La respuesta parece implícita en la sabia acotación de los supuestos previstos en el mismo texto constitucional, y que se remiten exclusivamente a los derechos fundamentales. No basta, pues, para llevar a cabo la rebelión contra el poder, que el Estado se halle amenazado únicamente en sus componentes orgánicos, al modo de lo que sucede ahora, por ejemplo, en España. Los últimos sucesos allí comprometen el régimen político -la monarquía- y hasta la integridad territorial del país, pero, dependiendo lo primero del acuerdo social, y sin que sea una invasión extranjera lo que ha puesto en riesgo lo segundo, puede confiarse en que los mecanismos políticos y ciudadanos resulten suficientes para encontrar soluciones. No sería lo mismo, desde luego, si las pulsiones separatistas transitasen por la vía del terrorismo o de la promoción del odio social, pues entonces lo que peligraría no serían ya los elementos contingentes de la nación -aquellos que pudieran variar sin que el fin último de la sociedad política se degradara-, sino, precisamente, el fundamento innegociable de la vida común: que las personas cuenten como sujetos de derechos, protegidas por la autoridad pública, en vez de ser simplemente miembros de una masa a los que cualquiera puede matar, someter o despojar a su antojo.
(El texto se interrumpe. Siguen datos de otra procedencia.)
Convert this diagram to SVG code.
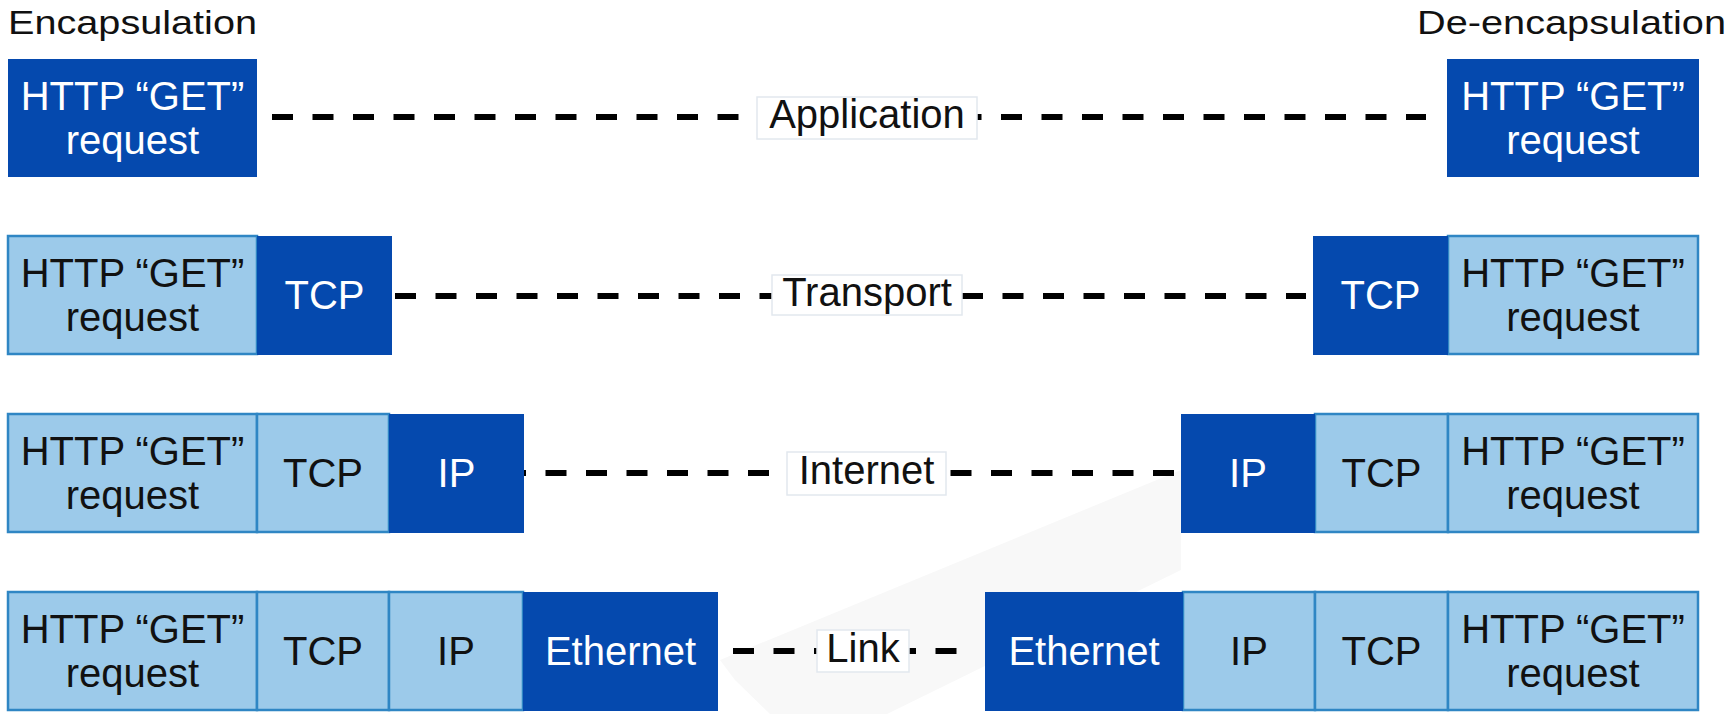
<svg xmlns="http://www.w3.org/2000/svg" width="1729" height="714" viewBox="0 0 1729 714">
<style>
.dk{fill:#0549ae}
.lt{fill:#9ccaea;stroke:#2f86c4;stroke-width:2.5}
.t{font-family:"Liberation Sans",Arial,sans-serif;font-size:40px;text-anchor:middle}
.w{fill:#ffffff}
.b{fill:#111111}
.hd{font-family:"Liberation Sans",Arial,sans-serif;font-size:34px;fill:#111111}
.lb{fill:#ffffff;stroke:#e2e8ee;stroke-width:1.5}
.ds{stroke:#000000;stroke-width:6;stroke-dasharray:21 19.5;fill:none}
</style>
<rect width="1729" height="714" fill="#ffffff"/>
<path d="M720,660 L1181,470 L1181,570 L887,714 L770,714 L735,680 Z" fill="#f8f8f8"/>
<text class="hd" x="8" y="34" textLength="249" lengthAdjust="spacingAndGlyphs">Encapsulation</text>
<text class="hd" x="1417" y="34" textLength="309" lengthAdjust="spacingAndGlyphs">De-encapsulation</text>
<g id="connectors">
<line class="ds" x1="272" y1="117" x2="1426" y2="117"/>
<line class="ds" x1="395" y1="296" x2="1306" y2="296"/>
<line class="ds" x1="523" y1="473" x2="1181" y2="473" stroke-dashoffset="18"/>
<line class="ds" x1="733" y1="651" x2="970" y2="651"/>
</g>
<g id="label-application"><rect class="lb" x="757" y="97" width="220" height="42"/><text class="t b" x="867" y="128">Application</text></g>
<g id="label-transport"><rect class="lb" x="772" y="275" width="190" height="40"/><text class="t b" x="867" y="306">Transport</text></g>
<g id="label-internet"><rect class="lb" x="787" y="452" width="159" height="43"/><text class="t b" x="866.5" y="484">Internet</text></g>
<g id="label-link"><rect class="lb" x="817" y="630" width="92" height="42"/><text class="t b" x="863" y="662">Link</text></g>
<g id="enc-app">
<rect class="dk" x="8" y="59" width="249" height="118"/>
<text class="t w" x="132.5" y="110">HTTP “GET”</text><text class="t w" x="132.5" y="154">request</text>
</g>
<g id="dec-app">
<rect class="dk" x="1447" y="59" width="252" height="118"/>
<text class="t w" x="1573" y="110">HTTP “GET”</text><text class="t w" x="1573" y="154">request</text>
</g>
<g id="enc-transport">
<rect class="lt" x="8" y="236" width="249" height="118"/>
<rect class="dk" x="257" y="236" width="135" height="119"/>
<text class="t b" x="132.5" y="287">HTTP “GET”</text><text class="t b" x="132.5" y="331">request</text>
<text class="t w" x="324.5" y="309">TCP</text>
</g>
<g id="dec-transport">
<rect class="lt" x="1448" y="236" width="250" height="118"/>
<rect class="dk" x="1313" y="236" width="135" height="119"/>
<text class="t w" x="1380.5" y="309">TCP</text>
<text class="t b" x="1573" y="287">HTTP “GET”</text><text class="t b" x="1573" y="331">request</text>
</g>
<g id="enc-internet">
<rect class="lt" x="8" y="414" width="249" height="118"/>
<rect class="lt" x="257" y="414" width="132" height="118"/>
<rect class="dk" x="389" y="414" width="135" height="119"/>
<text class="t b" x="132.5" y="465">HTTP “GET”</text><text class="t b" x="132.5" y="509">request</text>
<text class="t b" x="323" y="487">TCP</text>
<text class="t w" x="456.5" y="487">IP</text>
</g>
<g id="dec-internet">
<rect class="lt" x="1315" y="414" width="133" height="118"/>
<rect class="lt" x="1448" y="414" width="250" height="118"/>
<rect class="dk" x="1181" y="414" width="134" height="119"/>
<text class="t w" x="1248" y="487">IP</text>
<text class="t b" x="1381.5" y="487">TCP</text>
<text class="t b" x="1573" y="465">HTTP “GET”</text><text class="t b" x="1573" y="509">request</text>
</g>
<g id="enc-link">
<rect class="lt" x="8" y="592" width="249" height="118"/>
<rect class="lt" x="257" y="592" width="132" height="118"/>
<rect class="lt" x="389" y="592" width="134" height="118"/>
<rect class="dk" x="523" y="592" width="195" height="119"/>
<text class="t b" x="132.5" y="643">HTTP “GET”</text><text class="t b" x="132.5" y="687">request</text>
<text class="t b" x="323" y="665">TCP</text>
<text class="t b" x="456" y="665">IP</text>
<text class="t w" x="620.5" y="665">Ethernet</text>
</g>
<g id="dec-link">
<rect class="lt" x="1183" y="592" width="132" height="118"/>
<rect class="lt" x="1315" y="592" width="133" height="118"/>
<rect class="lt" x="1448" y="592" width="250" height="118"/>
<rect class="dk" x="985" y="592" width="198" height="119"/>
<text class="t w" x="1084" y="665">Ethernet</text>
<text class="t b" x="1249" y="665">IP</text>
<text class="t b" x="1381.5" y="665">TCP</text>
<text class="t b" x="1573" y="643">HTTP “GET”</text><text class="t b" x="1573" y="687">request</text>
</g>
</svg>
Para garantizar esto, antes que para cualquier otra cosa, existe el Estado, y no sólo el autoritario sino también el liberal, que por eso no renuncia a la fuerza sino que la pone al servicio de los ciudadanos.
La muerte de Mónica Spear ha dejado en evidencia la depredación que sufren los venezolanos en manos del régimen chavista (que ha promovido la impunidad, la corrupción, el robo -los asesinos de la miss se asentaban en terrenos invadidos con la aquiescencia del gobierno- el crimen organizado y el odio social y político). Desde luego, lo que Venezuela necesita no es un gobierno militar: en propiedad ya lo tiene, como revela el dato de que más de la mitad de los gobernadores chavistas proceden de las Fuerzas Armadas. Necesita, sí, un gobierno de orden, en el que las pistolas apunten adonde se debe para defender a la gente frente al crimen y la arbitrariedad. Si a ello se añade que la ocupación cubana ha avasallado la capacidad de los venezolanos para decidir sus destinos soberanamente, se comprende el movimiento que se requiere para la activación del artículo 350. Por supuesto, la demagogia buscará refugiarse en la sempiterna fábula de la derecha y la izquierda, pero el sentido común grita ya, a estas alturas, que se trata en cambio de un asunto de vida o muerte.